Hayatta birçok şey yaşanırken ironik, saçma olmazken yazıldığında okunduğunda o şeyler ironik ve saçma bulunuyor. İroni yaptığımı düşünmüyorum, gerçekçiyim. 

“Metaverse’de İlk Cuma Namazı Deneyimleyecekler İçin Kılavuz”u yazdığımda bunun başka 
metinlerle sürmesi hatta müstakil bir kitap olması konusunda fikirleri oldu arkadaşların. Ben de bunu düşünmüştüm, yeni şiirlerle bir kitap olabilirdi. Durdum. Çünkü korktum, insanın gitmekte olduğu yer korkuttu. İnsan türü, temel insanî değerler tehdit altında. İnsanların gerçeklik, doğru-yanlış, helal-haram algıları ile oynanıyor. İnsanın yaşaması için temel gereksinimlerden olmaya başlıyor uyuşturucu. Bunu vurguladım, ironi sayıldı. Halbuki bugünleri yazıp yüz-iki yüz yıl öncesinde yaşayan birine yazıp okutsaydık, saçma, ironik bulacaktı.

İnternetten sonra “dergicilik bitti” söylemi giderek yaygınlaşıyor. Bitti mi?

İnternet uzun zamandır var, sosyal medyası ile de gittikçe hayatlarda yer tutuyor. İnternet, dergicilik için tehdit mi imkân mı? Dergi türüne göre değişir. Edebiyat dergiciliği özelinde konuşacak olursak. Edebiyat ortamının doğasında dergicilik var, dergicilik bitmeyecek görünüyor. “Bitti” algısını doğuran şey edebiyatın mevzi kaybı, itibar kaybıdır. Dergilerde üretilen ürünlerin kültürümüzde, halkta, hakikatte karşılıksızlığıdır. Edebiyat dergiciliğinin ihtişamlı zamanlarına baktığımızda, Büyük Doğu, Diriliş, Edebiyat, Mavera var, o dergilerin bulunduğu sosyal, kültürel, siyasi ortam bugün yok. Edebiyatı topyekün  hayat duruşu üslubu gören edebiyatçılar da yok. Bugün birçok edebiyat dergisinde nihilist zombi sayıklamalarından başka bir şey yok. Bunun da karşılığı yok. Kalpazanlık yapıyorlar, kalpedebiyat üretiyorlar. Kısacası dergiciliğin bitip bitmediğini değil edebiyatın nasıl olup kendini imha ettiği üzerine konuşmak gerek.

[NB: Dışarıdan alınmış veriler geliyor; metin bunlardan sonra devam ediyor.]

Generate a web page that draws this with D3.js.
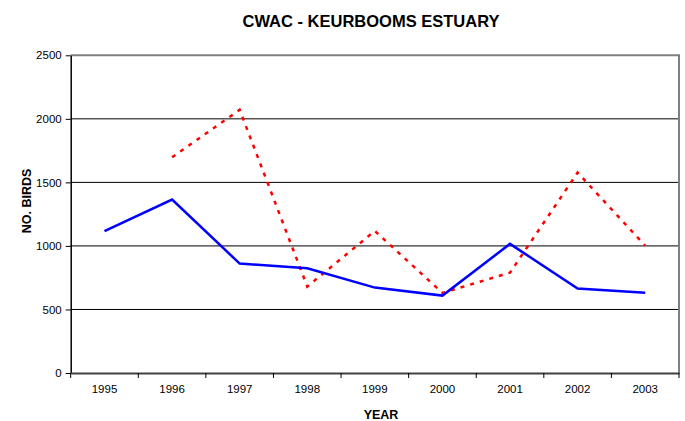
<!DOCTYPE html>
<html><head><meta charset="utf-8">
<script src="https://cdn.jsdelivr.net/npm/d3@7"></script>
<style>body{margin:0;background:#fff}svg{display:block;font-family:"Liberation Sans",Arial,sans-serif}</style>
</head><body><svg id="c" width="685" height="421"></svg>
<script>
const years = ["1995","1996","1997","1998","1999","2000","2001","2002","2003"];
const seriesBlue = [1116, 1365, 861, 824, 672, 609, 1016, 664, 632];
const seriesRed = [null, 1698, 2071, 680, 1118, 630, 790, 1577, 1002];
const yTicks = [0, 500, 1000, 1500, 2000, 2500];

const svg = d3.select("#c");
const L = 70.7, R = 679, T = 55.3, B = 373;
const x = d3.scaleBand().domain(years).range([L, R]);
const y = d3.scaleLinear().domain([0, 2500]).range([B, T]);

// gridlines
svg.append("g").selectAll("line").data(yTicks.filter(d => d > 0)).join("line")
  .attr("x1", L).attr("x2", R).attr("y1", d => y(d)).attr("y2", d => y(d))
  .attr("stroke", d => d === 2500 ? "#808080" : "#000").attr("stroke-width", d => d === 2500 ? 2 : 1);
// right border
svg.append("line").attr("x1", R).attr("x2", R).attr("y1", T - 1).attr("y2", B)
  .attr("stroke", "#808080").attr("stroke-width", 2);

// y axis
const ya = svg.append("g").attr("transform", `translate(${L},0)`)
  .call(d3.axisLeft(y).tickValues(yTicks).tickFormat(d3.format("d")).tickSize(5).tickSizeOuter(0).tickPadding(4));
ya.select(".domain").attr("stroke", "#000").attr("stroke-width", 1.5);
ya.selectAll("text").attr("font-size", 11.5).attr("fill", "#000").attr("font-family", "Liberation Sans, Arial, sans-serif");

// x axis
const xa = svg.append("g").attr("transform", `translate(0,${B})`)
  .call(d3.axisBottom(x).tickSize(0).tickPadding(12));
xa.select(".domain").attr("stroke", "#404040").attr("stroke-width", 2);
xa.selectAll("text").attr("font-size", 11.5).attr("fill", "#000").attr("font-family", "Liberation Sans, Arial, sans-serif");
// boundary ticks
xa.append("g").selectAll("line").data(d3.range(years.length + 1)).join("line")
  .attr("x1", i => L + i * x.step()).attr("x2", i => L + i * x.step())
  .attr("y1", 0).attr("y2", 5).attr("stroke", "#000").attr("stroke-width", 1);

const line = d3.line().defined(d => d.v !== null).x(d => x(d.k) + x.bandwidth() / 2).y(d => y(d.v));

svg.append("path").datum(years.map((k, i) => ({k, v: seriesRed[i]})))
  .attr("d", line).attr("fill", "none").attr("stroke", "#ff0000").attr("stroke-width", 2.5)
  .attr("stroke-dasharray", "4,6");
svg.append("path").datum(years.map((k, i) => ({k, v: seriesBlue[i]})))
  .attr("d", line).attr("fill", "none").attr("stroke", "#0000ff").attr("stroke-width", 2.5);

// titles
svg.append("text").attr("x", 371).attr("y", 27).attr("text-anchor", "middle")
  .attr("font-size", 16.5).attr("font-weight", "bold").text("CWAC - KEURBOOMS ESTUARY");
svg.append("text").attr("x", 381).attr("y", 419).attr("text-anchor", "middle")
  .attr("font-size", 12.5).attr("font-weight", "bold").text("YEAR");
svg.append("text").attr("transform", "translate(31,201) rotate(-90)").attr("text-anchor", "middle")
  .attr("font-size", 12.5).attr("font-weight", "bold").text("NO. BIRDS");
</script></body></html>
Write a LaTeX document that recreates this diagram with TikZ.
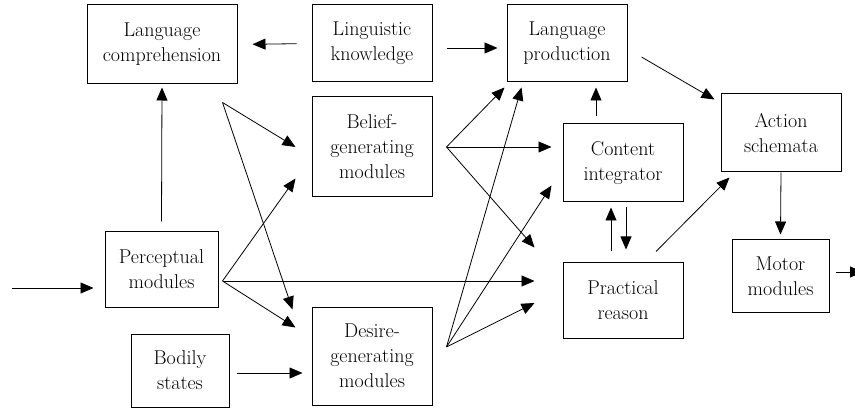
\documentclass[tikz,border=0pt]{standalone}
\usepackage{fontspec}
\setmainfont{Latin Modern Roman}
\usepackage{tikz}
\usetikzlibrary{arrows.meta}

\tikzset{
  box/.style={draw, line width=1pt, align=center, inner sep=2pt,
    font=\fontsize{20}{25}\selectfont},
  arr/.style={line width=0.8pt, -{Triangle[length=13pt,width=11pt]}},
}

\begin{document}
\begin{tikzpicture}[x=1pt,y=-1pt]
    \useasboundingbox (0,0) rectangle (855,409);

    % boxes
    \node[box, minimum width=150pt, minimum height=79pt] (lcomp) at (162,44.5) {Language\\comprehension};
    \node[box, minimum width=120pt, minimum height=77pt] (lknow) at (372,43.5) {Linguistic\\knowledge};
    \node[box, minimum width=120pt, minimum height=77pt] (lprod) at (567,43.5) {Language\\production};
    \node[box, minimum width=120pt, minimum height=100pt] (belief) at (372,147) {Belief-\\generating\\modules};
    \node[box, minimum width=120pt, minimum height=78pt] (content) at (623,163) {Content\\integrator};
    \node[box, minimum width=120pt, minimum height=78pt] (action) at (781,133) {Action\\schemata};
    \node[box, minimum width=113pt, minimum height=75pt] (percep) at (161.5,269.5) {Perceptual\\modules};
    \node[box, minimum width=98pt, minimum height=73pt] (bodily) at (180,370.5) {Bodily\\states};
    \node[box, minimum width=120pt, minimum height=98pt] (desire) at (372,356) {Desire-\\generating\\modules};
    \node[box, minimum width=120pt, minimum height=76pt] (practical) at (623,300) {Practical\\reason};
    \node[box, minimum width=97pt, minimum height=72pt] (motor) at (780.5,276) {Motor\\modules};

    % fan points and free ends
    \coordinate (cfan) at ([xshift=-15pt,yshift=-18pt]lcomp.south east);
    \coordinate (pfan) at ([xshift=4pt,yshift=-11.5pt]percep.east);
    \coordinate (bfan) at ([xshift=14pt]belief.east);
    \coordinate (dfan) at ([xshift=14pt,yshift=9pt]desire.east);
    \coordinate (in) at (12,288);
    \coordinate (out) at (863,272);

    % top row
    \draw[arr, shorten <=15pt, shorten >=15pt] (lknow.west) -- (lcomp.east);
    \draw[arr] ([xshift=14pt,yshift=-4.5pt]lknow.east) -- ([xshift=-9pt,yshift=-4.5pt]lprod.west);
    \draw[arr] ([yshift=10pt]percep.north) -- ([yshift=-3pt]lcomp.south);

    % comprehension fan
    \draw[arr] (cfan) -- ([xshift=-16pt]belief.west);
    \draw[arr] (cfan) -- ([xshift=-19pt,yshift=-3pt]desire.north west);

    % perception fan
    \draw[arr] (in) -- ([xshift=-11pt,yshift=-18.5pt]percep.west);
    \draw[arr] (pfan) -- ([xshift=-16pt,yshift=19pt]belief.south west);
    \draw[arr] (pfan) -- ([xshift=-28pt,yshift=19pt]practical.west);
    \draw[arr] (pfan) -- ([xshift=-16pt,yshift=-21pt]desire.north west);
    \draw[arr] ([xshift=7pt,yshift=-2.5pt]bodily.east) -- ([xshift=-9pt,yshift=-17pt]desire.west);

    % belief fan
    \draw[arr] (bfan) -- ([xshift=-2pt,yshift=-5pt]lprod.south west);
    \draw[arr] (bfan) -- ([xshift=-11pt,yshift=16pt]content.west);
    \draw[arr] (bfan) -- ([xshift=-28pt,yshift=14pt]practical.north west);

    % desire fan
    \draw[arr] (dfan) -- ([xshift=15pt,yshift=-5pt]lprod.south west);
    \draw[arr] (dfan) -- ([xshift=-11pt,yshift=17pt]content.south west);
    \draw[arr] (dfan) -- ([xshift=-28pt,yshift=-3pt]practical.west);

    % right part
    \draw[arr] ([xshift=-27pt,yshift=7pt]content.north) -- ([xshift=29pt,yshift=-5pt]lprod.south);
    \draw[arr] ([xshift=-12pt,yshift=10pt]practical.north) -- ([xshift=-12pt,yshift=-5pt]content.south);
    \draw[arr] ([xshift=3pt,yshift=-5pt]content.south) -- ([xshift=3pt,yshift=12pt]practical.north);
    \draw[arr] ([xshift=14pt,yshift=-13.5pt]lprod.east) -- ([xshift=-6pt,yshift=-6pt]action.north west);
    \draw[arr] ([xshift=33pt,yshift=10pt]practical.north) -- ([xshift=9pt,yshift=-5pt]action.south west);
    \draw[arr] (action.south) -- ([yshift=5pt]motor.north);
    \draw[arr] ([xshift=6pt,yshift=4pt]motor.east) -- (out);
\end{tikzpicture}
\end{document}
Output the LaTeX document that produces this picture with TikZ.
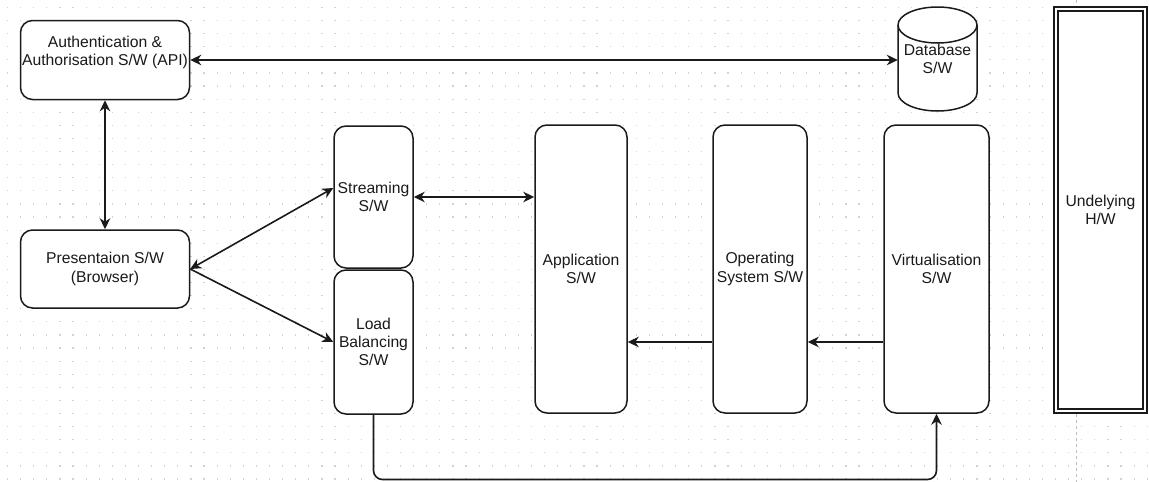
\documentclass[tikz,border=0pt]{standalone}
\usepackage{fontspec}
\setmainfont{Liberation Sans}
\usetikzlibrary{arrows.meta}
\definecolor{gridc}{HTML}{D2D2D2}
\definecolor{pagec}{HTML}{BDBDBD}
\definecolor{inkc}{HTML}{1A1A1A}
\begin{document}
\begin{tikzpicture}[x=1pt,y=-1pt,
  lbl/.style={align=center, font=\fontsize{15.7}{18.3}\selectfont, text=inkc, inner sep=0pt},
  box/.style={lbl, draw=inkc, fill=white, line width=1.5pt, rounded corners=12pt},
  conn/.style={draw=inkc, line width=1.6pt},
  arr/.style={-{Stealth[length=11pt,width=10.5pt,inset=3.5pt]}},
  biarr/.style={{Stealth[length=11pt,width=10.5pt,inset=3.5pt]}-{Stealth[length=11pt,width=10.5pt,inset=3.5pt]}}
]
\useasboundingbox (0,0) rectangle (1149,482);
% background grid
\foreach \i in {0,...,87}{
  \foreach \j in {0,...,36}{
    \fill[gridc] ({7.5+13.1*\i-0.6},{7.4+13.1*\j-0.6}) rectangle ++(1.2,1.2);
  }
}
% page break line
\draw[pagec, line width=0.8pt, dash pattern=on 3pt off 3pt] (1076,0) -- (1076,482);

% boxes
\node[box, minimum width=169pt, minimum height=79pt] (auth) at (105,60) {Authentication \&\\Authorisation S/W (API)\\\mbox{}};
\node[box, minimum width=169pt, minimum height=78pt] (pres) at (105,269) {Presentaion S/W\\(Browser)};
\node[box, minimum width=79pt, minimum height=142pt] (stream) at (373.5,197) {Streaming\\S/W};
\node[box, minimum width=79pt, minimum height=144pt] (lb) at (373.5,342) {Load\\Balancing\\S/W};
\node[box, minimum width=92pt, minimum height=288pt] (app) at (581,269) {Application\\S/W};
\node[box, minimum width=94pt, minimum height=288pt] (os) at (760,269) {Operating\\System S/W};
\node[box, minimum width=105pt, minimum height=288pt] (virt) at (936.5,269) {Virtualisation\\S/W};

% database cylinder
\filldraw[fill=white, draw=inkc, line width=1.5pt]
  (898,25) -- (898,93)
  .. controls (898,102.94) and (915.68,111) .. (937.5,111)
  .. controls (959.32,111) and (977,102.94) .. (977,93)
  -- (977,25)
  .. controls (977,15.06) and (959.32,7) .. (937.5,7)
  .. controls (915.68,7) and (898,15.06) .. (898,25) -- cycle;
\draw[draw=inkc, line width=1.5pt]
  (898,25) .. controls (898,34.94) and (915.68,43) .. (937.5,43)
  .. controls (959.32,43) and (977,34.94) .. (977,25);
\node[lbl, minimum width=79pt, minimum height=104pt] (db) at (937.5,59) {Database\\S/W};

% underlying hardware
\node[lbl, draw=inkc, fill=white, line width=1.3pt, double=white, double distance=2.7pt,
      minimum width=89pt, minimum height=402pt] (hw) at (1100.5,210) {Undelying\\H/W};

% connectors
\draw[conn, biarr] (auth.east) -- (auth.east -| db.west);
\draw[conn, biarr] (auth.south) -- (pres.north);
\draw[conn, biarr] (pres.east) -- ([yshift=9pt]stream.west);
\draw[conn, arr] (pres.east) -- (lb.west);
\draw[conn, biarr] (stream.east) -- (stream.east -| app.west);
\draw[conn, arr] (lb.east -| os.west) -- (lb.east -| app.east);
\draw[conn, arr] (lb.east -| virt.west) -- (lb.east -| os.east);
\coordinate (bot) at (373.5,479.5);
\draw[conn, arr, rounded corners=9pt] (lb.south) -- (lb.south |- bot) -- (virt.south |- bot) -- (virt.south);
\end{tikzpicture}
\end{document}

Şiirde daha derinlere inmeye devam edecek misin?

Evet. “Derine inmeyi planladığımı” bir zamanlar bu işin öznesi olarak söylemiştim, gençlik işte. Bugün şiirin özne, şairin nesne olduğunu tecrübe ediyorum. Ben bilmem şiir bilir. 

SUAVİ

1972 İstanbul doğumlu. İlk şiiri 1991 ekim ayında Türk Edebiyatı dergisi okur mektupları sayfasında yayınlandı. Pek çok dergide dergi ve gazetede yazı, şiir ve röportajlarıyla yer aldı. Sebepsiz Serçe, Taş Suya Değince, Heves ve Tövbe Gölgeliği isminde dört şiir kitabına, Kırk Gri Hırka ve Dünyanın Çekmeceleri isminde iki hikaye kitabına imza attı. Ayrıca Pierre Karton namı-ı müstearıyla Horkhaymır’dan Alzhaymır’a Türk Aydını isimli bir de mizah kitabı mevcut.